■ **Exercise instructions**
Copy everything in the data below exactly except the pictures.

■ **Data segment**
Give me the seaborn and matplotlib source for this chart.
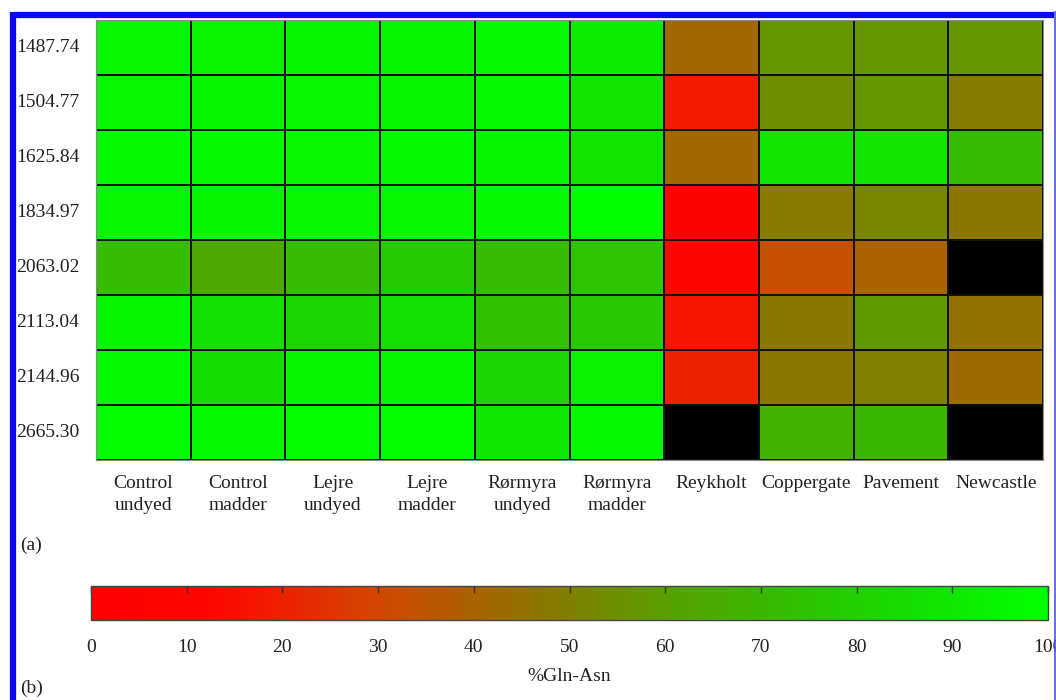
import numpy as np
import pandas as pd
import matplotlib
matplotlib.use("Agg")
import matplotlib.pyplot as plt
from matplotlib.colors import LinearSegmentedColormap
from matplotlib.lines import Line2D
import seaborn as sns

# Peptide masses (rows) and samples (columns)
masses = ["1487.74", "1504.77", "1625.84", "1834.97",
          "2063.02", "2113.04", "2144.96", "2665.30"]
samples = ["Control\nundyed", "Control\nmadder", "Lejre\nundyed", "Lejre\nmadder",
           "Rørmyra\nundyed", "Rørmyra\nmadder", "Reykholt", "Coppergate",
           "Pavement", "Newcastle"]

# %Gln-Asn per mass, one list per row (nan = not measured)
nan = np.nan
r1487 = [96, 94, 95, 95, 97, 92, 42, 57, 57, 57]
r1504 = [96, 95, 96, 95, 97, 88, 18, 54, 57, 49]
r1625 = [97, 97, 96, 97, 95, 88, 42, 88, 89, 72]
r1834 = [96, 95, 96, 96, 97, 99, 5, 48, 52, 47]
r2063 = [72, 64, 72, 78, 72, 75, 10, 33, 40, nan]
r2113 = [95, 86, 82, 86, 74, 77, 17, 47, 58, 45]
r2144 = [97, 85, 95, 95, 82, 93, 20, 47, 50, 43]
r2665 = [98, 97, 98, 98, 90, 97, nan, 68, 70, nan]

data = pd.DataFrame([r1487, r1504, r1625, r1834, r2063, r2113, r2144, r2665],
                    index=masses, columns=samples)

# red -> olive -> green scale
stops = [(0.00, (255, 0, 0)), (0.13, (255, 8, 0)), (0.30, (210, 70, 0)),
         (0.50, (128, 128, 0)), (0.60, (90, 160, 0)), (0.70, (60, 182, 0)),
         (0.80, (32, 208, 0)), (0.90, (14, 232, 0)), (1.00, (0, 255, 0))]
cmap = LinearSegmentedColormap.from_list(
    "gln", [(p, tuple(c / 255 for c in rgb)) for p, rgb in stops])

plt.rcParams["font.family"] = ["Liberation Serif", "DejaVu Serif"]
fs = 14

fig = plt.figure(figsize=(10.56, 7.0), dpi=100)
ax = fig.add_axes([96 / 1056, 1 - 460 / 700, (1043 - 96) / 1056, 440 / 700])
cax = fig.add_axes([91 / 1056, 1 - 620 / 700, (1048 - 91) / 1056, 34 / 700])
ax.set_facecolor("black")

sns.heatmap(data, ax=ax, cmap=cmap, vmin=0, vmax=100,
            linewidths=1.3, linecolor="#111111",
            cbar=True, cbar_ax=cax,
            cbar_kws={"orientation": "horizontal", "ticks": np.arange(0, 101, 10)})

ax.tick_params(axis="both", length=0, labelsize=fs, colors="#222222")
ax.tick_params(axis="y", pad=12)
ax.tick_params(axis="x", pad=11)
ax.set_yticklabels(masses, rotation=0, ha="right")
ax.set_xticklabels(samples, rotation=0, ha="center", linespacing=1.35)
ax.set_xlabel("")
ax.set_ylabel("")
for side in ax.spines.values():
    side.set_visible(True)
    side.set_color("#888888")
    side.set_linewidth(0.8)

cb = ax.collections[0].colorbar
cb.outline.set_edgecolor("#444444")
cb.outline.set_linewidth(1.0)
cax.tick_params(axis="x", top=True, bottom=False, labeltop=False, labelbottom=True,
                direction="in", length=5, width=1, color="#333333",
                labelsize=fs, labelcolor="#222222", pad=14)
cax.set_xlabel("%Gln-Asn", fontsize=fs, color="#222222", labelpad=8)

# panel letters
fig.text(20 / 1056, 1 - 545 / 700, "(a)", fontsize=fs, color="#222222", va="center")
fig.text(20 / 1056, 1 - 688 / 700, "(b)", fontsize=fs, color="#222222", va="center")

# blue frame (top, left, right)
blue = "#0a0af0"
fig.add_artist(Line2D([13 / 1056, 1054 / 1056], [1 - 14.5 / 700, 1 - 14.5 / 700],
                      transform=fig.transFigure, color=blue, lw=4.5,
                      solid_capstyle="butt"))
fig.add_artist(Line2D([13 / 1056, 13 / 1056], [1 - 12 / 700, 0],
                      transform=fig.transFigure, color=blue, lw=4.5,
                      solid_capstyle="butt"))
fig.add_artist(Line2D([1054.5 / 1056, 1054.5 / 1056], [1 - 12 / 700, 0],
                      transform=fig.transFigure, color="#5050f0", lw=1.2))

fig.savefig("out.png", dpi=100, facecolor="white")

■ **Final result**
Give me the seaborn and matplotlib source for this chart.
import numpy as np
import pandas as pd
import matplotlib
matplotlib.use("Agg")
import matplotlib.pyplot as plt
from matplotlib.colors import LinearSegmentedColormap
from matplotlib.lines import Line2D
import seaborn as sns

# Peptide masses (rows) and samples (columns)
masses = ["1487.74", "1504.77", "1625.84", "1834.97",
          "2063.02", "2113.04", "2144.96", "2665.30"]
samples = ["Control\nundyed", "Control\nmadder", "Lejre\nundyed", "Lejre\nmadder",
           "Rørmyra\nundyed", "Rørmyra\nmadder", "Reykholt", "Coppergate",
           "Pavement", "Newcastle"]

# %Gln-Asn per mass, one list per row (nan = not measured)
nan = np.nan
r1487 = [96, 94, 95, 95, 97, 92, 42, 57, 57, 57]
r1504 = [96, 95, 96, 95, 97, 88, 18, 54, 57, 49]
r1625 = [97, 97, 96, 97, 95, 88, 42, 88, 89, 72]
r1834 = [96, 95, 96, 96, 97, 99, 5, 48, 52, 47]
r2063 = [72, 64, 72, 78, 72, 75, 10, 33, 40, nan]
r2113 = [95, 86, 82, 86, 74, 77, 17, 47, 58, 45]
r2144 = [97, 85, 95, 95, 82, 93, 20, 47, 50, 43]
r2665 = [98, 97, 98, 98, 90, 97, nan, 68, 70, nan]

data = pd.DataFrame([r1487, r1504, r1625, r1834, r2063, r2113, r2144, r2665],
                    index=masses, columns=samples)

# red -> olive -> green scale
stops = [(0.00, (255, 0, 0)), (0.13, (255, 8, 0)), (0.30, (210, 70, 0)),
         (0.50, (128, 128, 0)), (0.60, (90, 160, 0)), (0.70, (60, 182, 0)),
         (0.80, (32, 208, 0)), (0.90, (14, 232, 0)), (1.00, (0, 255, 0))]
cmap = LinearSegmentedColormap.from_list(
    "gln", [(p, tuple(c / 255 for c in rgb)) for p, rgb in stops])

plt.rcParams["font.family"] = ["Liberation Serif", "DejaVu Serif"]
fs = 14

fig = plt.figure(figsize=(10.56, 7.0), dpi=100)
ax = fig.add_axes([96 / 1056, 1 - 460 / 700, (1043 - 96) / 1056, 440 / 700])
cax = fig.add_axes([91 / 1056, 1 - 620 / 700, (1048 - 91) / 1056, 34 / 700])
ax.set_facecolor("black")

sns.heatmap(data, ax=ax, cmap=cmap, vmin=0, vmax=100,
            linewidths=1.3, linecolor="#111111",
            cbar=True, cbar_ax=cax,
            cbar_kws={"orientation": "horizontal", "ticks": np.arange(0, 101, 10)})

ax.tick_params(axis="both", length=0, labelsize=fs, colors="#222222")
ax.tick_params(axis="y", pad=12)
ax.tick_params(axis="x", pad=11)
ax.set_yticklabels(masses, rotation=0, ha="right")
ax.set_xticklabels(samples, rotation=0, ha="center", linespacing=1.35)
ax.set_xlabel("")
ax.set_ylabel("")
for side in ax.spines.values():
    side.set_visible(True)
    side.set_color("#888888")
    side.set_linewidth(0.8)

cb = ax.collections[0].colorbar
cb.outline.set_edgecolor("#444444")
cb.outline.set_linewidth(1.0)
cax.tick_params(axis="x", top=True, bottom=False, labeltop=False, labelbottom=True,
                direction="in", length=5, width=1, color="#333333",
                labelsize=fs, labelcolor="#222222", pad=14)
cax.set_xlabel("%Gln-Asn", fontsize=fs, color="#222222", labelpad=8)

# panel letters
fig.text(20 / 1056, 1 - 545 / 700, "(a)", fontsize=fs, color="#222222", va="center")
fig.text(20 / 1056, 1 - 688 / 700, "(b)", fontsize=fs, color="#222222", va="center")

# blue frame (top, left, right)
blue = "#0a0af0"
fig.add_artist(Line2D([13 / 1056, 1054 / 1056], [1 - 14.5 / 700, 1 - 14.5 / 700],
                      transform=fig.transFigure, color=blue, lw=4.5,
                      solid_capstyle="butt"))
fig.add_artist(Line2D([13 / 1056, 13 / 1056], [1 - 12 / 700, 0],
                      transform=fig.transFigure, color=blue, lw=4.5,
                      solid_capstyle="butt"))
fig.add_artist(Line2D([1054.5 / 1056, 1054.5 / 1056], [1 - 12 / 700, 0],
                      transform=fig.transFigure, color="#5050f0", lw=1.2))

fig.savefig("out.png", dpi=100, facecolor="white")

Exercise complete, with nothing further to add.